Part II: The Rise of Humanity examines the achievements of mankind, particularly since the dawn of the Industrial Age. Lord Alfred Tennyson’s Locksley Hall sets an auspicious tone that mankind is on the verge of great discoveries. This is followed in short order by Charles Mackay’s Railways 1846, William Ernest Henley’s A Song of Speed, and John Gillespie Magee, Jr.’s High Flight, each of which celebrates a new milestone in technological achievement. In Binsey Poplars, Gerard Manley Hopkins takes note of the effect that these advances are having on the planet, with trees being brought down and landscapes forever changed. Percy Bysshe Shelley’s A Dirge concludes Part II with a warning that the planet is beginning to sound a grave alarm.

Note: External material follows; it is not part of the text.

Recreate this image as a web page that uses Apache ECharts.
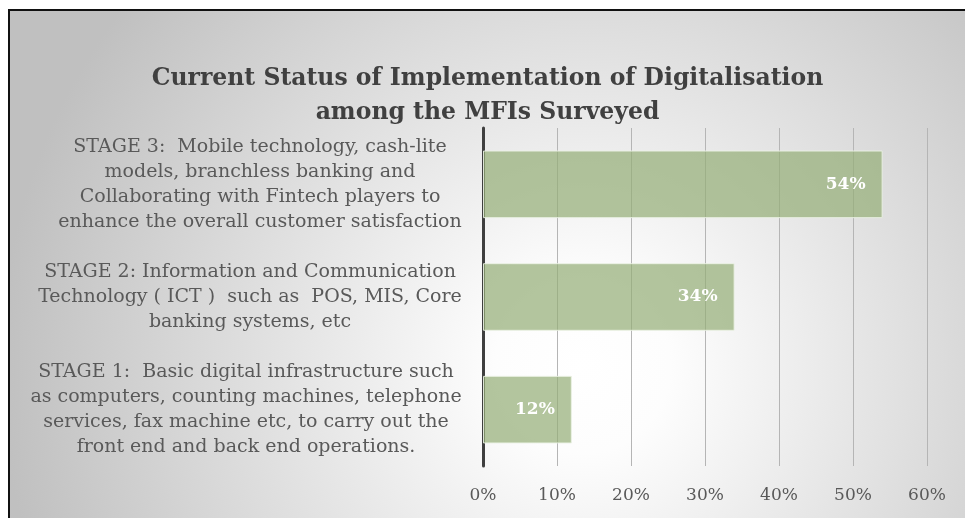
<!DOCTYPE html>
<html>
<head>
<meta charset="utf-8">
<script src="https://cdn.jsdelivr.net/npm/echarts@6/dist/echarts.min.js"></script>
<style>
  html, body { margin: 0; padding: 0; background: #fff; overflow: hidden; }
  #frame {
    position: absolute; left: 8px; top: 9px;
    width: 955px; height: 507px;
    border-left: 2px solid #111; border-top: 2px solid #111;
  }
  #chart { width: 955px; height: 507px; }
</style>
</head>
<body>
<div id="frame"><div id="chart"></div></div>
<script>
// bottom to top, as the category axis draws them
const stages = [
  'STAGE 1:  Basic digital infrastructure such\nas computers, counting machines, telephone\nservices, fax machine etc, to carry out the\nfront end and back end operations.',
  'STAGE 2: Information and Communication\nTechnology ( ICT )  such as  POS, MIS, Core\nbanking systems, etc',
  'STAGE 3:  Mobile technology, cash-lite\nmodels, branchless banking and\nCollaborating with Fintech players to\nenhance the overall customer satisfaction'
]
const shares = [12, 34, 54]
const ticks = [0, 10, 20, 30, 40, 50, 60]

const labelSize = 19
const serif = '"DejaVu Serif", "Liberation Serif", serif'

// each label block is centred on its own widest line, block sits right-aligned
const ctx = document.createElement('canvas').getContext('2d')
ctx.font = labelSize + 'px ' + serif
const rich = {}
stages.forEach((s, i) => {
  const w = Math.max(...s.split('\n').map(l => ctx.measureText(l).width))
  rich['s' + i] = {
    width: Math.ceil(w), align: 'center', lineHeight: 25,
    fontFamily: serif, fontSize: labelSize, color: '#595959'
  }
})

const chart = echarts.init(document.getElementById('chart'))
chart.setOption({
  animation: false,
  backgroundColor: {
    type: 'radial', x: 0.6, y: 0.7, r: 1.15,
    colorStops: [
      { offset: 0, color: '#ffffff' },
      { offset: 0.15, color: '#fdfdfd' },
      { offset: 1, color: '#c0c0c0' }
    ]
  },
  title: {
    text: 'Current Status of Implementation of Digitalisation\namong the MFIs Surveyed',
    left: 'center',
    top: 51,
    padding: [0, 14, 0, 5],
    textStyle: {
      fontFamily: serif, fontWeight: 'bold', fontSize: 23.5,
      lineHeight: 34, color: '#404040'
    }
  },
  grid: { left: 473, right: 38, top: 117, bottom: 52, containLabel: false },
  xAxis: {
    type: 'value',
    min: ticks[0], max: ticks[ticks.length - 1], interval: 10,
    axisLine: { show: false },
    axisTick: { show: false },
    splitLine: { lineStyle: { color: '#b5b5b5', width: 1 } },
    axisLabel: {
      formatter: '{value}%', margin: 21,
      fontFamily: serif, fontSize: 17, color: '#595959'
    }
  },
  yAxis: {
    type: 'category',
    data: stages,
    axisLine: { lineStyle: { color: '#3f3f3f', width: 3 } },
    axisTick: { show: false },
    axisLabel: {
      margin: 21, align: 'right',
      formatter: (v, i) => v.split('\n').map(l => '{s' + i + '|' + l + '}').join('\n'),
      rich: rich
    }
  },
  series: [{
    type: 'bar',
    data: shares,
    barCategoryGap: '40%',
    itemStyle: {
      color: 'rgba(150,174,120,0.72)',
      borderColor: 'rgba(235,242,228,0.9)', borderWidth: 1
    },
    label: {
      show: true, position: 'insideRight', distance: 17,
      formatter: '{c}%',
      fontFamily: serif, fontWeight: 'bold', fontSize: 17, color: '#ffffff'
    }
  }]
})
</script>
</body>
</html>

Part III: Searching for Balance questions how we can create more awareness for our planet’s plight, re-establish a deeper connection to it, and find a balance for living within our planet’s resources. Three texts continue the earth’s plea that ended the previous section: Lord Byron’s Darkness speaks of a natural disaster (a volcano) that has blotted out the sun from humanity and the panic that ensues; contemporary poet Esther Iverem’s Earth Screaming gives voice to the modern issues of our changing climate; and William Wordsworth’s The World Is Too Much With Us warns us that we are almost out of time to change our course. Contemporary/agrarian poet Wendell Berry’s The Want of Peace speaks to us at the climax of the oratorio, reminding us that we can find harmony with the planet if we choose to live more simply, and to recall that we ourselves came from the earth. Two Walt Whitman texts (A Child said, What is the grass? and There was a child went forth every day) echo Berry’s thoughts, reminding us that we are of the earth, as is everything that we see on our planet. The oratorio concludes with a reprise of Whitman’s A Blade of Grass from Part I, this time interspersed with an additional Whitman text that sublimely states, “I bequeath myself to the dirt to grow from the grass I love…”
My hope in writing this oratorio is to invite audience members to consider how we interact with our planet, and what we can each personally do to keep the planet going for future generations. We are the only stewards Earth has; what can we each do to leave her in better shape than we found her?
Terra Nostra was commissioned by the San Francisco Choral Society and the Piedmont East Bay Children’s Choir. These groups premiered the piece under the baton of Maestro Robert Geary in November 2015.